Politics | 01/07/2009 1:00 pm
Azar Nafisi: Iranian Women Smuggle Steinem, Friedan to Fight Sharia

As Iranian women continue their fight for equality in public and private life, we turn to Azar Nafisi, the author of the bestselling Reading Lolita in Tehran: A Memoir in Books (Random House), which recalls her teaching at the University of Tehran during the Iran-Iraq War and the impact of a book club she formed with students to discuss controversial Western literature.
In her latest memoir, Things I’ve Been Silent About (Random House), Nafisi recounts her life story around the rise of the 1979 Islamic Republic — and the realization of the freedoms she took for granted during her upbringing.
While a young Nafisi witnessed her mother govern in Parliament, her daughter was forced to live with the same oppressive laws that had been repealed during her grandmother’s and mother’s lifetimes. As political and private abominations continue to strip away women’s freedoms today, Nafisi talks to wOw about the latest generation of Iranian women and the obstacles they face.
WOWOWOW: Who would you describe as role models for Iranian women?
AZAR NAFISI: The writers of the feminist movement — Gloria Steinem, Betty Friedan and Mary Wollstonecraft — are active voices in the Iranian movement today. Their works have been translated. Women very courageously translated all of them. Those women were at the forefront of the movement.
WOW: How accessible is their literature and other Western works?
AN: Sometimes they allow books to come in, and sometimes, the most innocuous and unimportant-looking books are suddenly banned — like DaVinci Code and Girl With a Pearl Earring. Right now, they’ve clamped down but people still get their hands on books. People smuggle books into Iran and others will Xerox them. You can also find interesting books at the Tehran book fair.

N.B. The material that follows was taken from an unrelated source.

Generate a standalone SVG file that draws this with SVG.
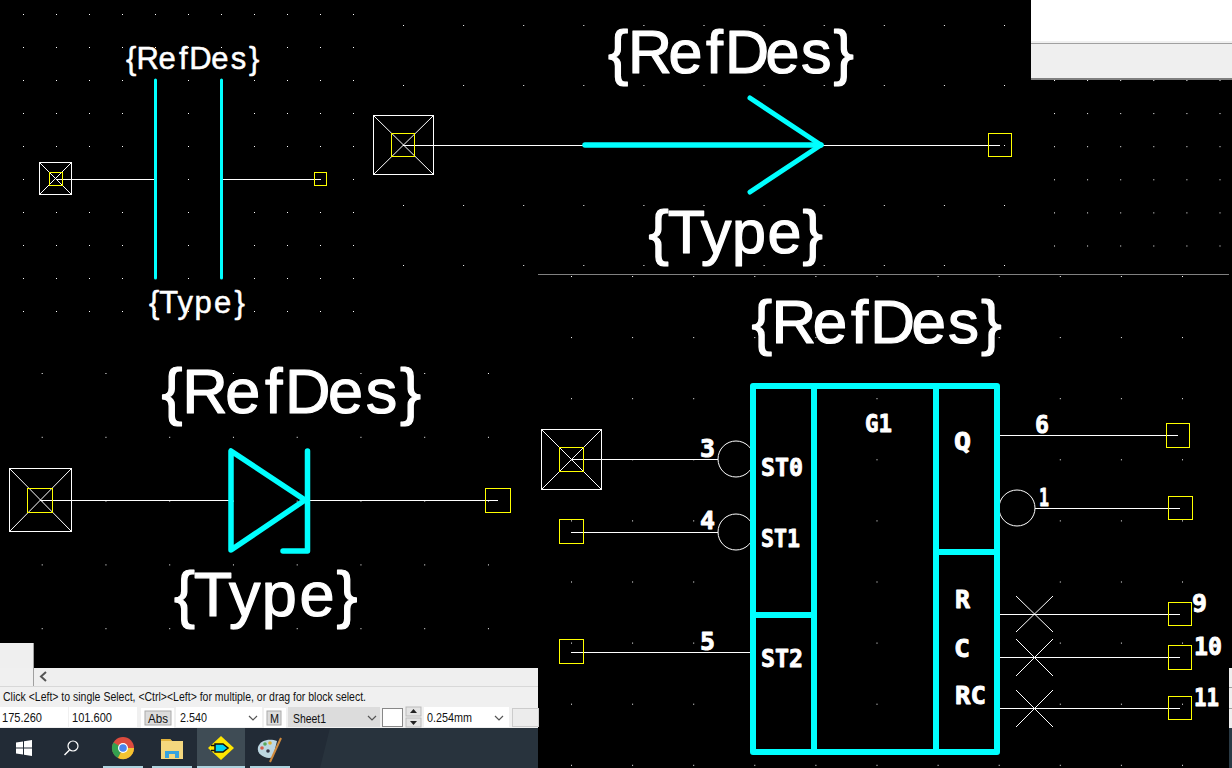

WOW: Are Persian books banned?
AN: Yes, since the beginning of the revolution, a lot of Persian books have been banned. A progressive poet named Forugh Farrokhzad, who died in 1967, was at the forefront of the movement. She’s one of the most widely translated Persian poets, but her poems are sensual and erotic. They are constantly censored or banned.
WOW: How do authors inspire action?
AN: They pave a way. As late as the 1960s and 1970s, Betty Friedan and Gloria Steinem were being ridiculed as bra-burning female hoodlums. (Laughing) But they were the ones who paved the way for many women in the U.S. and abroad. Their writings set a tone and a stage so women like Hillary Clinton can take action. And Hillary, who we accept as a progressive force forever, paved the way for traditionalists, like Sarah Palin, to come along and say that she can go into the White House and her husband can be the stay-at-home spouse. You can’t imagine some traditionalist saying this 30 years ago. So women have always had this mettle of understanding that their freedom means freedom of others.
WOW: You talk so passionately about Hillary Clinton and Sarah Palin, but what do you think of America’s next president, Barack Obama?
AN: President Obama has a genuine sense of culture. World leaders concern me when they don’t have such knowledge of the arts and history. Obama, on the other hand, keeps linking to Abraham Lincoln and Martin Luther King Jr. who, in their own ways, were poets.
WOW: Why is that important?
AN: Can we have good policymakers, good politicians and responsible businessmen if they don’t have that core knowledge of humanity?